Kobe Bryant And Chris Paul Describe Their Phone Call After Thinking They’d Be Lakers Teammates

There are a ton of “what if…?” moments in sports history, and the Chris Paul nixed trade to the L.A. Lakers in 2011 is definitely one of them.

After Paul’s former team, the New Orleans Hornets, agreed in principle to ship the All-Star point guard to the Lakers that season, then NBA Commissioner David Stern nixed the deal, making NOLA look elsewhere to send CP3, with him, ultimately, ending up in Los Angeles with the Clippers.

Preparing for their final two games against one another this week, both Bryant and Paul talked to ESPN about the phone call they had when it was first announced that the two were, presumably, going to be Lakers teammates.

Per ESPN:

“You know me. My dream isn’t to win games,” Bryant recalled to ESPN this week. “It’s like, ‘How many of these titles are we going to win [together]?’ Because if we don’t win, we’re a failure.”

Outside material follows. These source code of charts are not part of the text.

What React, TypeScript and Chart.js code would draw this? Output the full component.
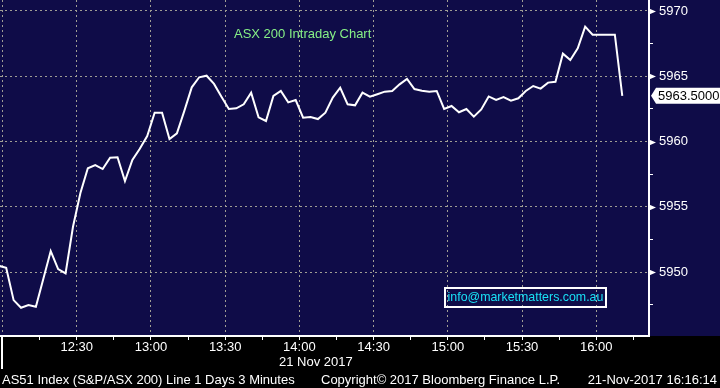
import React, { useEffect, useRef } from "react";
import { Chart, registerables } from "chart.js";

Chart.register(...registerables);

// ---- data ----
const startMinute = 718.5; // first 3-minute bar, minutes after midnight
const barMinutes = 3;
const closeValues = [
  5950.48, 5950.33, 5947.85, 5947.26, 5947.47, 5947.34, 5949.46, 5951.61, 5950.23, 5949.9,
  5953.47, 5956.05, 5957.95, 5958.2, 5957.89, 5958.76, 5958.79, 5956.97, 5958.58, 5959.45,
  5960.42, 5962.21, 5962.21, 5960.19, 5960.63, 5962.35, 5964.15, 5964.92, 5965.04, 5964.41,
  5963.43, 5962.49, 5962.54, 5962.85, 5963.74, 5961.85, 5961.57, 5963.49, 5963.87, 5963.0,
  5963.18, 5961.82, 5961.88, 5961.72, 5962.21, 5963.36, 5964.12, 5962.85, 5962.77, 5963.74,
  5963.43, 5963.62, 5963.82, 5963.87, 5964.38, 5964.79, 5964.02, 5963.89, 5963.82, 5963.87,
  5962.49, 5962.72, 5962.24, 5962.49, 5961.9, 5962.46, 5963.45, 5963.18, 5963.41, 5963.13,
  5963.31, 5963.87, 5964.25, 5964.05, 5964.51, 5964.58, 5966.73, 5966.25, 5967.14, 5968.8,
  5968.18, 5968.18, 5968.18, 5968.18, 5963.5,
];
const xMin = 719;
const xMax = 981.3;
const yMin = 5945.1;
const yMax = 5970.84;
const xTickStep = 15;
const xLabelStep = 30;
const firstLabelMinute = 750;
const yTickStep = 2.5;
const yLabelStep = 5;
const sessionStartMinute = 720;
const lastValueText = "5963.5000";
const titleText = "ASX 200 Intraday Chart";
const emailText = "info@marketmatters.com.au";
const dateText = "21 Nov 2017";
const footerLeft = "AS51 Index (S&P/ASX 200) Line 1 Days 3 Minutes";
const footerMid = "Copyright\u00a9 2017 Bloomberg Finance L.P.";
const footerRight = "21-Nov-2017 16:16:14";

const FONT = "'Liberation Sans', Arial, sans-serif";
const NAVY = "#0f0c48";
const GRID = "#a09e94";

const fmtTime = (m: number) => {
  const h = Math.floor(m / 60);
  const mm = Math.round(m % 60);
  return `${h}:${mm < 10 ? "0" : ""}${mm}`;
};

const decorPlugin = {
  id: "decor",
  beforeDraw(chart: any) {
    const { ctx, width, height, chartArea } = chart;
    ctx.save();
    ctx.fillStyle = "#000000";
    ctx.fillRect(0, 0, width, height);
    ctx.fillStyle = NAVY;
    ctx.fillRect(0, 0, width, chartArea.bottom);
    ctx.restore();
  },
  afterDraw(chart: any) {
    const { ctx, chartArea, scales } = chart;
    const ys = scales.y;
    const xs = scales.x;
    ctx.save();
    // major arrows on right axis
    ctx.fillStyle = "#ffffff";
    for (const t of ys.ticks) {
      if (Math.abs(t.value % yLabelStep) < 1e-6) {
        const y = Math.round(ys.getPixelForValue(t.value)) + 0.5;
        ctx.beginPath();
        ctx.moveTo(chartArea.right, y - 3);
        ctx.lineTo(chartArea.right + 7, y);
        ctx.lineTo(chartArea.right, y + 3);
        ctx.closePath();
        ctx.fill();
      }
    }
    // session start separator
    const sx = Math.round(xs.getPixelForValue(sessionStartMinute));
    ctx.fillRect(sx - 1, chartArea.bottom, 2, 33);

    ctx.textBaseline = "middle";
    ctx.textAlign = "left";
    // date under axis
    ctx.font = `13px ${FONT}`;
    ctx.fillStyle = "#ffffff";
    ctx.fillText(dateText, 279, 362);
    // footer
    ctx.fillText(footerLeft, 2, 380);
    ctx.fillText(footerMid, 321, 380);
    ctx.textAlign = "right";
    ctx.fillText(footerRight, 717, 380);

    // title
    ctx.textAlign = "left";
    ctx.fillStyle = "#86f086";
    ctx.font = `13px ${FONT}`;
    ctx.fillText(titleText, 234, 34);

    // email box
    ctx.strokeStyle = "#ffffff";
    ctx.lineWidth = 2;
    ctx.strokeRect(445, 288, 161, 19);
    ctx.fillStyle = "#19e0f5";
    ctx.textAlign = "center";
    ctx.font = `12.4px ${FONT}`;
    ctx.fillText(emailText, 525.5, 298);

    // last value label
    const lastV = closeValues[closeValues.length - 1];
    const ly = ys.getPixelForValue(lastV);
    const lx = chartArea.right + 2;
    ctx.fillStyle = "#ffffff";
    ctx.beginPath();
    ctx.moveTo(lx, ly);
    ctx.lineTo(lx + 5, ly - 8);
    ctx.lineTo(720, ly - 8);
    ctx.lineTo(720, ly + 8);
    ctx.lineTo(lx + 5, ly + 8);
    ctx.closePath();
    ctx.fill();
    ctx.fillStyle = "#000000";
    ctx.textAlign = "left";
    ctx.font = `13px ${FONT}`;
    ctx.fillText(lastValueText, lx + 7, ly + 0.5);
    ctx.restore();
  },
};

export default function App() {
  const ref = useRef<HTMLCanvasElement | null>(null);
  useEffect(() => {
    document.body.style.margin = "0";
    const canvas = ref.current;
    if (!canvas) return;
    const points = closeValues.map((v, i) => ({ x: startMinute + barMinutes * i, y: v }));
    const chart = new Chart(canvas, {
      type: "line",
      data: {
        datasets: [
          {
            data: points,
            borderColor: "#ffffff",
            borderWidth: 2,
            pointRadius: 0,
            tension: 0,
            fill: false,
          },
        ],
      },
      options: {
        animation: false,
        responsive: true,
        maintainAspectRatio: false,
        events: [],
        layout: { padding: 0 },
        plugins: { legend: { display: false }, tooltip: { enabled: false } },
        scales: {
          x: {
            type: "linear",
            position: "bottom",
            min: xMin,
            max: xMax,
            afterFit: (s: any) => {
              s.height = 52;
              s.paddingLeft = 0;
              s.paddingRight = 0;
              s.paddingTop = 0;
              s.paddingBottom = 0;
            },
            border: { display: true, color: "#ffffff", width: 2, dash: [2, 3] },
            grid: {
              color: (c: any) =>
                c.tick && c.tick.value % xLabelStep === 0 ? GRID : "rgba(0,0,0,0)",
              tickColor: "#ffffff",
              tickLength: 4,
              lineWidth: 1,
            },
            ticks: {
              stepSize: xTickStep,
              includeBounds: false,
              autoSkip: false,
              maxRotation: 0,
              color: "#ffffff",
              padding: 0,
              font: { family: FONT, size: 13 },
              callback: (v: any) =>
                v % xLabelStep === 0 && v >= firstLabelMinute ? fmtTime(v) : "",
            },
          },
          y: {
            type: "linear",
            position: "right",
            min: yMin,
            max: yMax,
            afterFit: (s: any) => {
              s.width = 71;
              s.paddingLeft = 0;
              s.paddingRight = 0;
              s.paddingTop = 0;
              s.paddingBottom = 0;
            },
            border: { display: true, color: "#ffffff", width: 2, dash: [2, 3] },
            grid: {
              color: (c: any) =>
                c.tick && Math.abs(c.tick.value % yLabelStep) < 1e-6 ? GRID : "rgba(0,0,0,0)",
              tickColor: (c: any) =>
                c.tick && Math.abs(c.tick.value % yLabelStep) < 1e-6 ? "rgba(0,0,0,0)" : "#ffffff",
              tickLength: 4,
              lineWidth: 1,
            },
            ticks: {
              stepSize: yTickStep,
              includeBounds: false,
              color: "#ffffff",
              padding: 6,
              font: { family: FONT, size: 13 },
              callback: (v: any) =>
                Math.abs(v % yLabelStep) < 1e-6 ? String(Math.round(v)) : "",
            },
          },
        },
      },
      plugins: [decorPlugin],
    });
    return () => chart.destroy();
  }, []);
  return (
    <div style={{ position: "relative", width: 720, height: 388 }}>
      <canvas ref={ref} />
    </div>
  );
}
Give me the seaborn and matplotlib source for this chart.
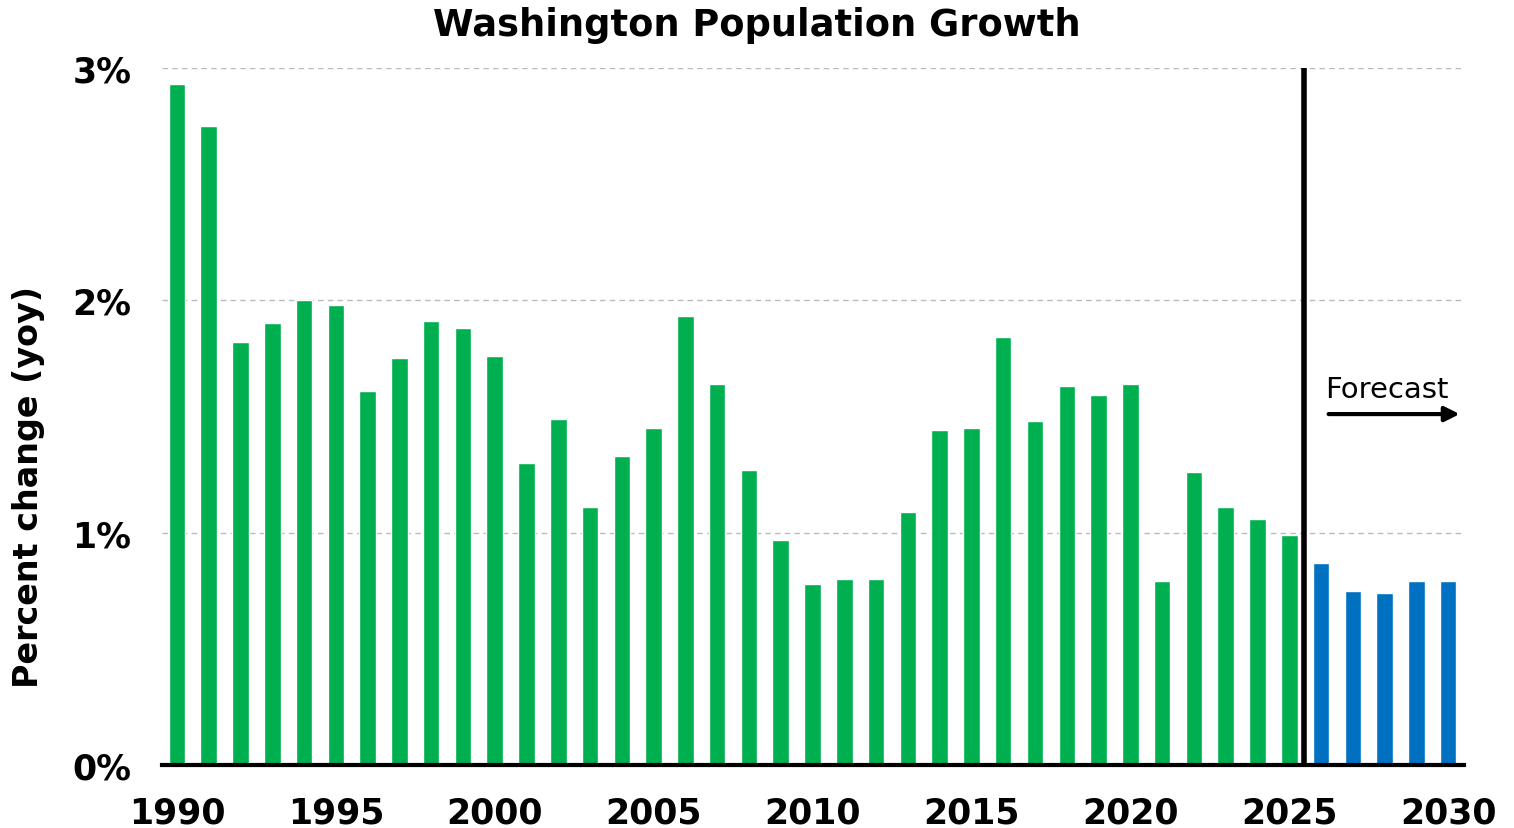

“It was crazy,” Paul told ESPN this week. “It was exciting. We talked about potentially being teammates and all that stuff like that. Then, in the blink of an eye, gone.”

When he first got word of being sent to the Lakers in 2011, Paul tweeted out his shock and enthusiasm with one simple word:

Unfortunately, it never materialized, leaving both Bryant and Paul wondering what might have been had circumstances been different, telling ESPN how they believed they could have coexisted and worked brilliantly together:

“It worked for the Olympic team and stuff like that,” Paul said. “I played in a lot of All-Star Games with Kobe. I don’t know how many, but I remember one of them, we said, ‘As long as we’re both on the same team playing this game, we’re not going to lose,’ just because we both know how competitive we are.”

Bryant agreed.

“When we played together in every All-Star Game, we never f—– around,” Bryant said. “It was like, ‘Listen, the guys have their fun, but now let’s do what we do.’ I knew how competitive he was, and I knew it would be a perfect fit. We just kind of talked about what we’re going to do, how we’re going to scheme to get things done. Unfortunately, it never happened.”

Since landing with the Clippers instead of the Lakers, Paul has seen better times than Kobe has, but Bryant believes that that wouldn’t have been the case had Stern never evaporated the initial trade.

“Things would’ve been very, very, very different around here,” Bryant said, “with two of the most competitive people the league has ever seen.”

This is the one time in history that the Clips got the best of the Lakers, and the rest of the league was happy they did, because the two could have been dominant in the backcourt together.